For some time now, conservatives have been trying to tar policies they don't like with the brush of socialism, and it hasn't seemed to work very well, judging, for example, by the 2008 election, the passage of health care reform, the revulsion in the wake of the BP disaster, etc.  The latest installment in the series periodic reports on American attitudes toward key political terminology by Pew Research may suggest why.

In many ways, the results were unsurprising:  By a ratio of just over 2:1, Americans react negatively to "socialism," and by only a slightly lower margin, positively toward capitalism. However, the numbers diverge sharply with age and party affiliation:
A large majority of Republicans (77%) react negatively to "socialism," while 62% have a positive reaction to "capitalism." Democrats' impressions are more divided: In fact, about as many Democrats react positively to "socialism" (44%) as to "capitalism" (47%).

Reaction to "capitalism" is lukewarm among many demographic groups. Fewer than half of young people, women, people with lower incomes and those with less education react positively to "capitalism."
The most striking partisan differences come in reactions to the word "socialism." Just 15% of Republicans react positively to "socialism" while 77% react negatively. By more than two-to-one (64% to 26%), independents also have a negative impression of "socialism." However, Democrats are evenly divided -- 44% have a positive reaction to "socialism" while 43% react negatively.

"Capitalism" elicits a less partisan reaction. About six-in-ten Republicans (62%) react positively to "capitalism," compared with 29% who have a negative reaction. About half of independents (52%) have a positive impression while 39% react negatively. Among Democrats, 47% react positively to "capitalism" while nearly as many (43%) react negatively.
On "libertarian," the split is almost dead-even.

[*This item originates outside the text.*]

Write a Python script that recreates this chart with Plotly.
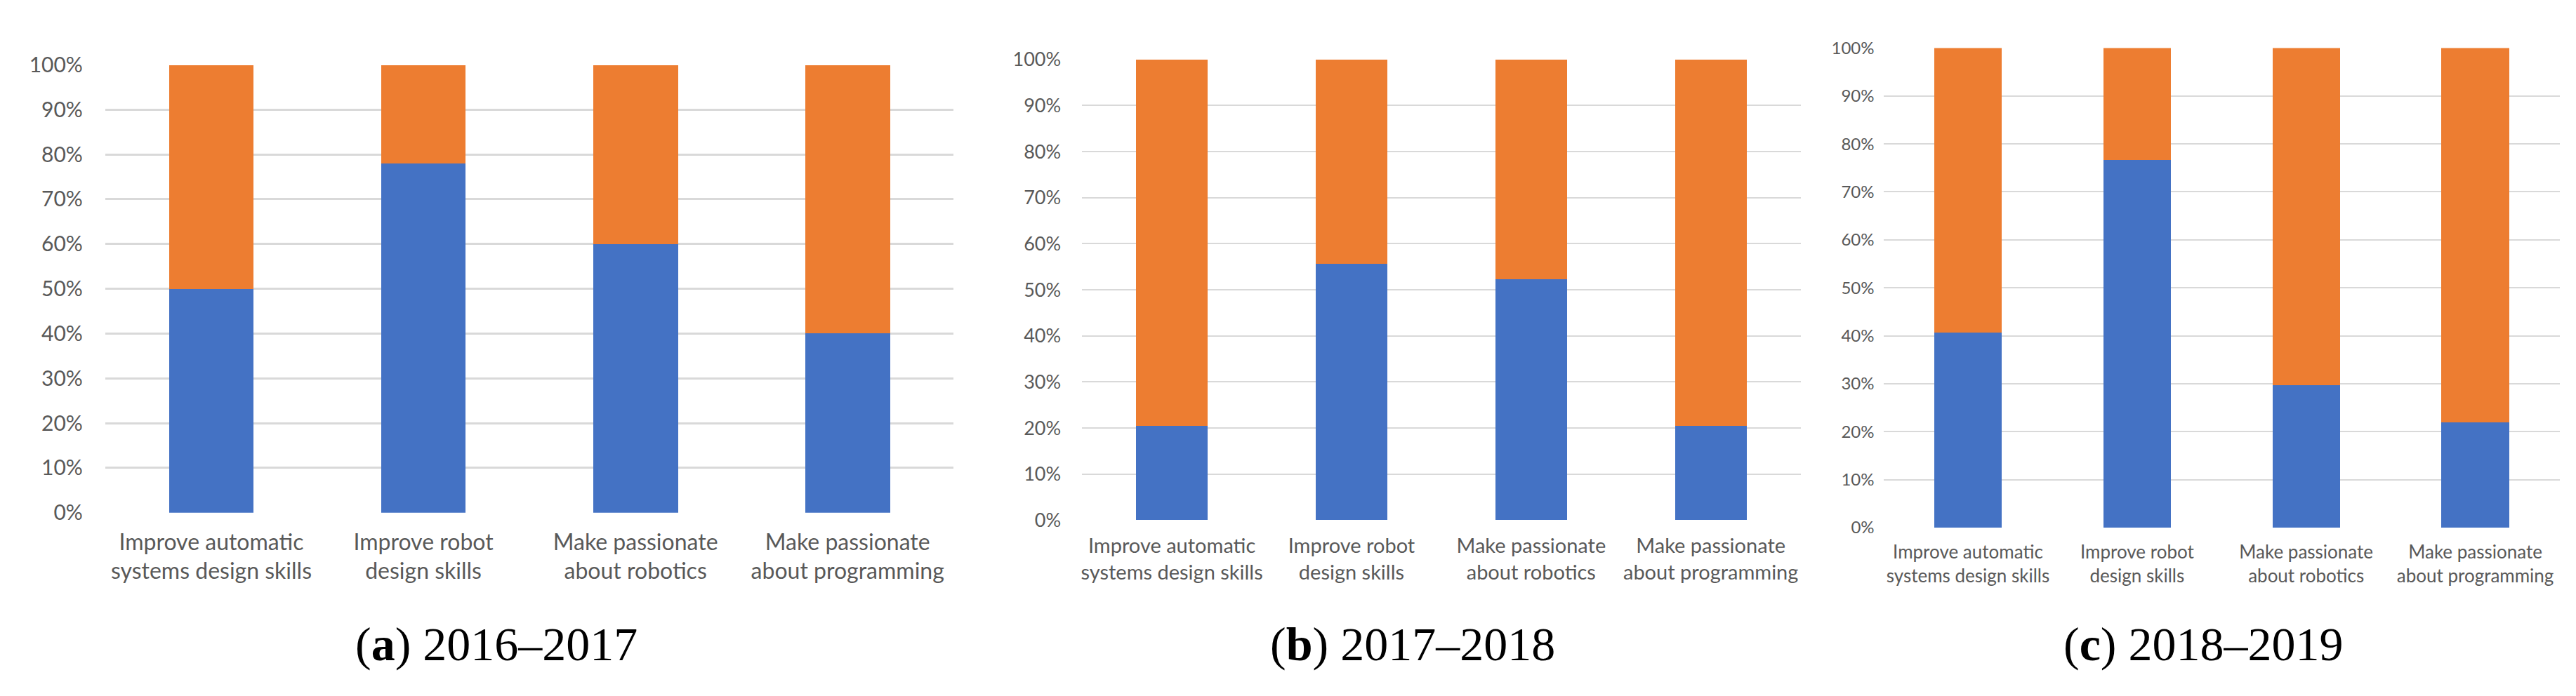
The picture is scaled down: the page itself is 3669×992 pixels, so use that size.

 Nothing very unexpected here.  But among the most intriguing findings:
Perhaps surprisingly, opinions about the terms "socialism" and "capitalism" are not correlated with each other. Most of those who have a positive reaction to "socialism" also have a positive reaction to "capitalism"; in fact, views of "capitalism" are about the same among those who react positively to "socialism" as they are among those who react negatively (52% and 56%, respectively, view "capitalism" positively). Conversely, views of "socialism" are just as negative among those who have a positive reaction to "capitalism" (64% negative) as those who react negatively (61% negative).
I'm not quite sure what that says about us.

For better or worse, the survey measures only attitudes toward words:  no definitions are provided, so the terms are empty vessels, which the respondents fill with the meaning of their choice.  The results may have less to do with attitudes toward socialism than with both the applicability and the political resonance of the term, which simply does not carry the weight it did during the economic crisis of the interwar years or the height of the Cold War.  I would thus think the exercise  complicated by the fact that there is little classic socialism in the world:  The Soviet Bloc is history.  Most major parties of the Socialist International have become reformists participants in entrepreneurial capitalism and the welfare state.

Ideally, one would want to compare these figures with results from previous years and data from other countries with different political traditions.

Here, at any rate, it would seem that the partisan divide has hardened in some ways, even as adherence to actual rigorous political and economic dogmas has softened.  The results aren't irreconcilable in a world in which capitalism in one form or another has become the only game in town.  Maybe the peculiar lack of correlation between attitudes toward capitalism and socialism is yet another sign of the continuing onset of a "post-ideological" or an "anti-ideological" mentality (which is itself an ideology in the Marxist sense of the term).

Or, maybe we just don't know what we're talking about.